El amor no necesita promesas, solo presencia
Prometer es fácil. En el calor del enamoramiento, las palabras fluyen con una certeza que, en realidad, muy pocas veces posee raíces profundas. “Siempre estaré contigo”, “Nunca te voy a dejar”, “Te voy a amar para toda la vida”… Todas frases que nacen más del deseo que de la convicción real. Porque prometer es proyectar un futuro que aún no existe, y el amor verdadero, el que realmente importa, no vive en ese futuro. Vive aquí. En el ahora. En la presencia, no en la previsión.
A lo largo del tiempo, hemos envuelto el amor en rituales, contratos, fechas, anillos, declaraciones. Hemos creado un lenguaje que cree que atar las palabras al tiempo es garantía de permanencia. Y sin embargo, cuántas veces se han roto las promesas más firmes simplemente porque dejaron de tener sentido frente a la vida real. Frente al desgaste, al dolor, al cambio. Y cuántas veces, en cambio, alguien estuvo sin prometer, pero estuvo. Sin grandes palabras, pero con acciones silenciosas. Sin futuros jurados, pero con presente entregado.
El amor no necesita promesas porque no es una deuda que se paga, ni un contrato que se firma. El amor —el que verdaderamente sostiene— se manifiesta en la forma en que uno aparece. En cómo se escucha cuando el otro no sabe cómo decir. En cómo se abraza cuando no hay palabras. En cómo se vuelve a mirar aunque haya cansancio, diferencias o rutinas. La promesa más valiosa es, en realidad, una presencia constante, renovada sin necesidad de ser jurada.
Decir "voy a estar" no tiene el mismo peso que demostrar "estoy". Y estar no siempre significa resolver. A veces solo significa acompañar. No irse. No evitar el silencio incómodo. No desviar la mirada cuando el otro se rompe. No minimizar el dolor ajeno porque uno no sabe cómo sostenerlo. Estar es permanecer cuando sería más fácil escapar. Es resistir al impulso de salvar al otro y, en cambio, simplemente compartir la carga.
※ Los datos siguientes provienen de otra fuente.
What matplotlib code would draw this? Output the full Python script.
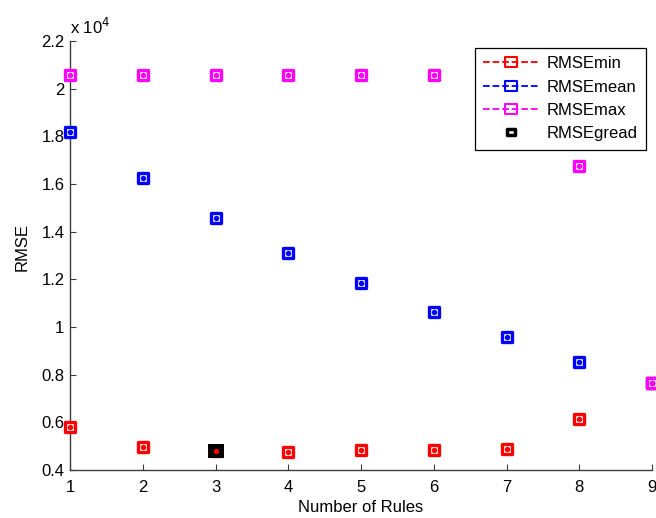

También hay que decir que muchas promesas no son mentira. Son verdaderas en el momento en que se dicen. Pero el tiempo no garantiza su cumplimiento. El amor cambia. Las personas cambian. Y no hay palabra que pueda anticipar la forma en que la vida transforma incluso las intenciones más nobles. Por eso, atarse a promesas como medida del amor es una trampa peligrosa. Porque entonces, cuando la promesa no se cumple, parece que todo fue falso. Cuando en realidad fue real, solo que transitorio. Humano.
El amor basado en la presencia, en cambio, se construye cada día. No necesita la seguridad del futuro, porque se entrega en el presente. Es más difícil, más vulnerable, menos romántico quizás. Pero más sincero. Porque no depende de lo que uno dice que hará mañana, sino de lo que hace hoy.
¿Cuántas veces alguien ha prometido amor eterno y al poco tiempo se fue? ¿Y cuántas otras, alguien que nunca prometió nada fue el único que se quedó cuando todo se desmoronaba?
La cultura nos ha enseñado a buscar seguridades, garantías. Nos ha vendido la idea de que amar es comprometerse a algo que dure. Y claro que hay belleza en construir a largo plazo. Pero el amor no es una inversión que promete retorno. No es algo que se sostiene en palabras firmadas al pie de página. Es, ante todo, una experiencia viva que necesita ser alimentada con actos, no con juramentos.
A veces, incluso, las promesas se convierten en cargas. “Dijiste que siempre ibas a estar”, “prometiste que no ibas a cambiar”, “me juraste que esto no iba a pasar”. Se convierten en argumentos de reclamo, en cadenas que atan la historia a lo que debería haber sido, pero no fue. Y así, en lugar de sostener el amor, lo llenan de culpa.
Presencia, en cambio, es gesto. Es disponibilidad. Es elección cotidiana. Es preguntar cómo estás y escuchar la respuesta. Es estar atento, aunque uno también esté cansado. Es aceptar que hay días grises y no abandonar por eso. Es elegir quedarse, aunque nadie lo exija.
Presencia no es perfección. No es estar siempre feliz, siempre fuerte, siempre disponible. Es simplemente mostrar la intención de compartir el trayecto. De caminar al lado, no adelante ni atrás. No para prometer el final, sino para sostener el ahora.
El amor no necesita promesas porque su verdad no está en el mañana. Está en el momento en que uno decide estar, sin necesidad de justificarlo con palabras grandes. Y tal vez esa sea su mayor belleza: no ser obligatorio, no ser eterno, no ser previsible… pero sí ser profundamente real mientras dura.